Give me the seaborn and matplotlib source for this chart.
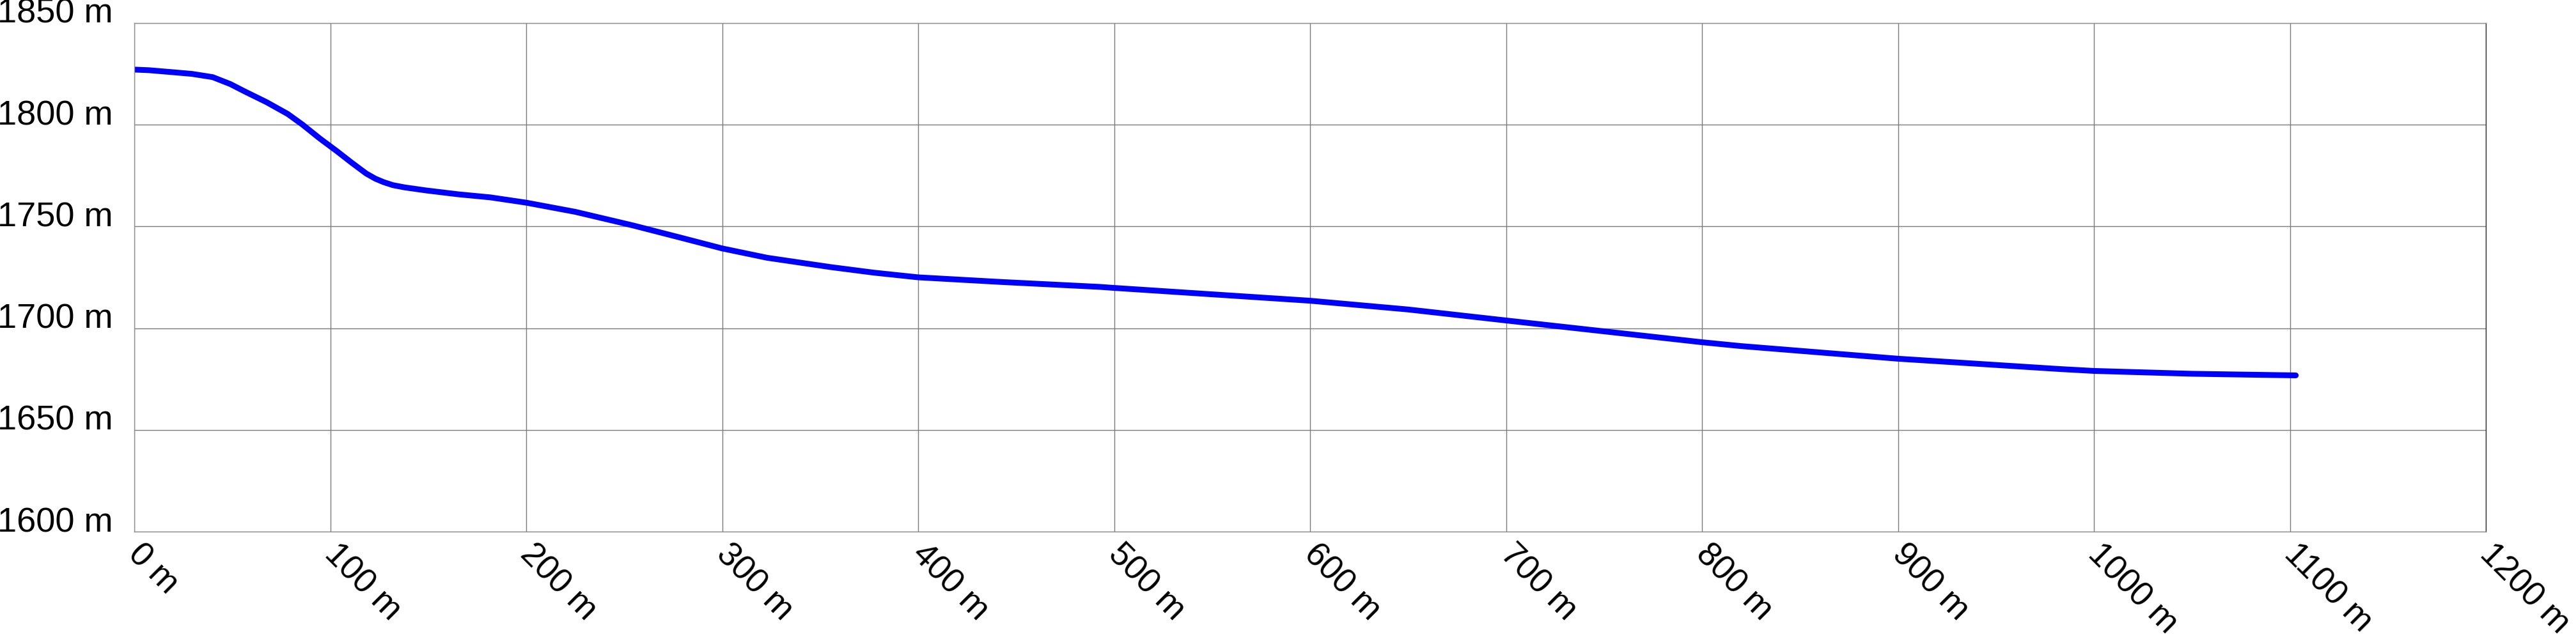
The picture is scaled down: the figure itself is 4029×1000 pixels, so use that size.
import matplotlib
matplotlib.use("Agg")
import matplotlib.pyplot as plt
import matplotlib.transforms as mtransforms
import pandas as pd
import seaborn as sns

# elevation profile (distance in m, elevation in m)
distance_m = [0, 7.5, 18.6, 29.4, 40, 49, 56.5, 67.5, 78.3, 85.8, 94.6,
              103.4, 111, 118.4, 123, 127.2, 132, 138, 149, 165.4, 181.7,
              200, 225, 254.5, 279.6, 300, 323, 355.6, 377.4, 400, 442.7,
              492.7, 500, 600, 650, 700, 800, 820, 900, 983, 1000, 1050,
              1103]
elevation_m = [1827.1, 1826.8, 1825.9, 1825.0, 1823.4, 1820.0, 1816.3,
               1811.1, 1805.3, 1800.1, 1793.3, 1787.0, 1781.3, 1776.0,
               1773.5, 1771.8, 1770.3, 1769.2, 1767.7, 1765.8, 1764.3,
               1761.7, 1757.2, 1750.5, 1744.3, 1739.2, 1734.6, 1730.0,
               1727.3, 1725.0, 1722.7, 1720.3, 1719.8, 1713.5, 1709.2,
               1703.8, 1693.1, 1691.2, 1685.0, 1679.9, 1679.0, 1677.6,
               1676.8]

x_ticks = list(range(0, 1201, 100))
y_ticks = list(range(1600, 1851, 50))

df = pd.DataFrame({"distance": distance_m, "elevation": elevation_m})

sns.set_style("white")
plt.rcParams["font.family"] = ["Liberation Sans", "DejaVu Sans"]

fig = plt.figure(figsize=(40.3, 10), dpi=100)
ax = fig.add_axes([210 / 4030, 1 - 832 / 1000, 3678 / 4030, 796 / 1000])

sns.lineplot(data=df, x="distance", y="elevation", ax=ax,
             color="#0000ff", linewidth=6.5, solid_capstyle="round",
             solid_joinstyle="round")

ax.set_xlim(0, 1200)
ax.set_ylim(1600, 1850)
ax.set_xticks(x_ticks)
ax.set_yticks(y_ticks)
ax.set_xticklabels([f"{v} m" for v in x_ticks])
ax.set_yticklabels([f"{v} m" for v in y_ticks])
ax.set_xlabel("")
ax.set_ylabel("")

ax.grid(True, color="#7a7a7a", linewidth=1.0)
ax.set_axisbelow(True)
for side in ["left", "right", "top", "bottom"]:
    ax.spines[side].set_visible(True)
    ax.spines[side].set_color("#909090")
    ax.spines[side].set_linewidth(1.0)
ax.spines["right"].set_color("#303030")

ax.tick_params(axis="both", length=0, labelcolor="black")
ax.tick_params(axis="y", pad=24, labelsize=39)
ax.tick_params(axis="x", pad=7, labelsize=38)

for lab in ax.get_yticklabels():
    lab.set_verticalalignment("baseline")

shift = mtransforms.ScaledTranslation(16 / 100, 0, fig.dpi_scale_trans)
for lab in ax.get_xticklabels():
    lab.set_rotation(-45)
    lab.set_rotation_mode("anchor")
    lab.set_horizontalalignment("left")
    lab.set_verticalalignment("top")
    lab.set_transform(lab.get_transform() + shift)

fig.savefig("out.png", dpi=100, facecolor="white")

+===+

-- TASK OBJECTIVE --
Extract every line of the data exactly; pictures stay out.

-- FINISHED EXERCISE --
Give me the seaborn and matplotlib source for this chart.
The picture is scaled down: the figure itself is 4029×1000 pixels, so use that size.
import matplotlib
matplotlib.use("Agg")
import matplotlib.pyplot as plt
import matplotlib.transforms as mtransforms
import pandas as pd
import seaborn as sns

# elevation profile (distance in m, elevation in m)
distance_m = [0, 7.5, 18.6, 29.4, 40, 49, 56.5, 67.5, 78.3, 85.8, 94.6,
              103.4, 111, 118.4, 123, 127.2, 132, 138, 149, 165.4, 181.7,
              200, 225, 254.5, 279.6, 300, 323, 355.6, 377.4, 400, 442.7,
              492.7, 500, 600, 650, 700, 800, 820, 900, 983, 1000, 1050,
              1103]
elevation_m = [1827.1, 1826.8, 1825.9, 1825.0, 1823.4, 1820.0, 1816.3,
               1811.1, 1805.3, 1800.1, 1793.3, 1787.0, 1781.3, 1776.0,
               1773.5, 1771.8, 1770.3, 1769.2, 1767.7, 1765.8, 1764.3,
               1761.7, 1757.2, 1750.5, 1744.3, 1739.2, 1734.6, 1730.0,
               1727.3, 1725.0, 1722.7, 1720.3, 1719.8, 1713.5, 1709.2,
               1703.8, 1693.1, 1691.2, 1685.0, 1679.9, 1679.0, 1677.6,
               1676.8]

x_ticks = list(range(0, 1201, 100))
y_ticks = list(range(1600, 1851, 50))

df = pd.DataFrame({"distance": distance_m, "elevation": elevation_m})

sns.set_style("white")
plt.rcParams["font.family"] = ["Liberation Sans", "DejaVu Sans"]

fig = plt.figure(figsize=(40.3, 10), dpi=100)
ax = fig.add_axes([210 / 4030, 1 - 832 / 1000, 3678 / 4030, 796 / 1000])

sns.lineplot(data=df, x="distance", y="elevation", ax=ax,
             color="#0000ff", linewidth=6.5, solid_capstyle="round",
             solid_joinstyle="round")

ax.set_xlim(0, 1200)
ax.set_ylim(1600, 1850)
ax.set_xticks(x_ticks)
ax.set_yticks(y_ticks)
ax.set_xticklabels([f"{v} m" for v in x_ticks])
ax.set_yticklabels([f"{v} m" for v in y_ticks])
ax.set_xlabel("")
ax.set_ylabel("")

ax.grid(True, color="#7a7a7a", linewidth=1.0)
ax.set_axisbelow(True)
for side in ["left", "right", "top", "bottom"]:
    ax.spines[side].set_visible(True)
    ax.spines[side].set_color("#909090")
    ax.spines[side].set_linewidth(1.0)
ax.spines["right"].set_color("#303030")

ax.tick_params(axis="both", length=0, labelcolor="black")
ax.tick_params(axis="y", pad=24, labelsize=39)
ax.tick_params(axis="x", pad=7, labelsize=38)

for lab in ax.get_yticklabels():
    lab.set_verticalalignment("baseline")

shift = mtransforms.ScaledTranslation(16 / 100, 0, fig.dpi_scale_trans)
for lab in ax.get_xticklabels():
    lab.set_rotation(-45)
    lab.set_rotation_mode("anchor")
    lab.set_horizontalalignment("left")
    lab.set_verticalalignment("top")
    lab.set_transform(lab.get_transform() + shift)

fig.savefig("out.png", dpi=100, facecolor="white")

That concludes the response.